Calle Méndez Vigo (Mendez Vigo Street) is a major thoroughfare in the western Puerto Rico municipality of Mayagüez with a length of about 1.22 miles (2 km). The street is oriented east–west with traffic running one-way westbound with the number of lanes going from one to two after the road passes Calle Ramón Emeterio Betances (formerly Post Street) in downtown Mayagüez. Some of the most important historical places in Mayagüez are located on this street:

- E. Franco & Co (the house of the "Brazo Gitano Franco")

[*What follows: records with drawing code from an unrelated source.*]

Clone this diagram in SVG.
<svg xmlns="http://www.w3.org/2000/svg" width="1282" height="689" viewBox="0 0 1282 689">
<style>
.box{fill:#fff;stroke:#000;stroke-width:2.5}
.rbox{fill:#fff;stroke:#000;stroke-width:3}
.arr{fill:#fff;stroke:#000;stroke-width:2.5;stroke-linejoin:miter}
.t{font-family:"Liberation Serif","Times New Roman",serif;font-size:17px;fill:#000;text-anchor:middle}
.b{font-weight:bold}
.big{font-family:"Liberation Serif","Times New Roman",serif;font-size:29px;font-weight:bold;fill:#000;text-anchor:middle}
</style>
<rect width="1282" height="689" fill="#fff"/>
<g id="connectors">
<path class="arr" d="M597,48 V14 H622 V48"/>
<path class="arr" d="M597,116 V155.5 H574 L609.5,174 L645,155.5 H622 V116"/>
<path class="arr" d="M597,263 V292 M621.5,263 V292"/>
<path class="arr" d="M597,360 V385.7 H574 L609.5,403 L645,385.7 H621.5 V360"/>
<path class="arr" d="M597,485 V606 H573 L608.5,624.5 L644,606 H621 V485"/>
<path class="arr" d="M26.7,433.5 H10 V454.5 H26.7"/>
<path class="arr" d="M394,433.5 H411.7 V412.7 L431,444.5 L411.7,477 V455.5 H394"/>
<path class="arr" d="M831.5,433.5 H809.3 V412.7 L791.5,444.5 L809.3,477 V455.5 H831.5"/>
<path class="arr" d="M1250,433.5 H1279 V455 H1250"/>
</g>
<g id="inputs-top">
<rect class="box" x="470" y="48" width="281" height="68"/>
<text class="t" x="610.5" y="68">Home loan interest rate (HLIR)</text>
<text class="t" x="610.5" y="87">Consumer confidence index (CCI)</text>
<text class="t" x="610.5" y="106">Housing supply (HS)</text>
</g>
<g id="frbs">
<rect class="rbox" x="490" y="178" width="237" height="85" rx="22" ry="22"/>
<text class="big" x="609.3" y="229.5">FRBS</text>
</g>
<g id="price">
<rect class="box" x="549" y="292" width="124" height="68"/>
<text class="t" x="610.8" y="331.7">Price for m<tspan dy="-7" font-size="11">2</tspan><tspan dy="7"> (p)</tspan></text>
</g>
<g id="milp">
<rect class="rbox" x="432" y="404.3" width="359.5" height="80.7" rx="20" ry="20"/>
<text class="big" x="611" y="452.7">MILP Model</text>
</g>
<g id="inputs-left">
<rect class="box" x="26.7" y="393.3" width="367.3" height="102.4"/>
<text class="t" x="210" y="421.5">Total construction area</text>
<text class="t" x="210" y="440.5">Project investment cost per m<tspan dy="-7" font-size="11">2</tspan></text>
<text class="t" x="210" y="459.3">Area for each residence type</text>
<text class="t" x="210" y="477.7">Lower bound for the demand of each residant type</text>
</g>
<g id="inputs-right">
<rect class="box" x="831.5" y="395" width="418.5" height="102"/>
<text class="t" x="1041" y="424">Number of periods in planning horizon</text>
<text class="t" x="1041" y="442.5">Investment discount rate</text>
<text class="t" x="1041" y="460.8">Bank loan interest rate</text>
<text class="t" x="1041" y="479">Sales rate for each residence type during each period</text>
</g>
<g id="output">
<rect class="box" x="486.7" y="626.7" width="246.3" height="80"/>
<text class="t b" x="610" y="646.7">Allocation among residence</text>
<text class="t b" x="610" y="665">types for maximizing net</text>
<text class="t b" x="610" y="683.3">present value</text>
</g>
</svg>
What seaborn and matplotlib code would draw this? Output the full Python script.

- Escuela Mariano Riera Palmer
- Iglesia Católica de Nuestra Señora del Carmen
- Edificio Darlington
- Parque Suau, Casa Gómez
- Antiguo Hospital Ramírez
- Casa Casals-Defilló
- Edificio Westernbank
- Iglesia Central Presbiteriana
- Edificio la Palma
- Edificio La Bolsa
- Panadería y Repostería Ricomini
- Municipal Historical Archives (Teatro Riera)
- Teatro Balboa

==History of the name==
The street is named after Spanish General Santiago de Méndez Vigo, who was Governor of Puerto Rico during the early 1840s. The Great Fire of 1841 on January 30 destroyed much of the Villa; of the 700 houses in Mayagüez, only 40 remained. Governor Santiago Méndez Vigo was informed and he immediately headed towards Mayagüez on horseback with a few of his assistants. The governor brings with him 20,000 pesos in silver coins to help the victims of the fire. The Villa of Mayagüez in a gratefulness to the Governor changes the name of the main street to Méndez Vigo. Before the street was called Calle Comercio (Commerce Street).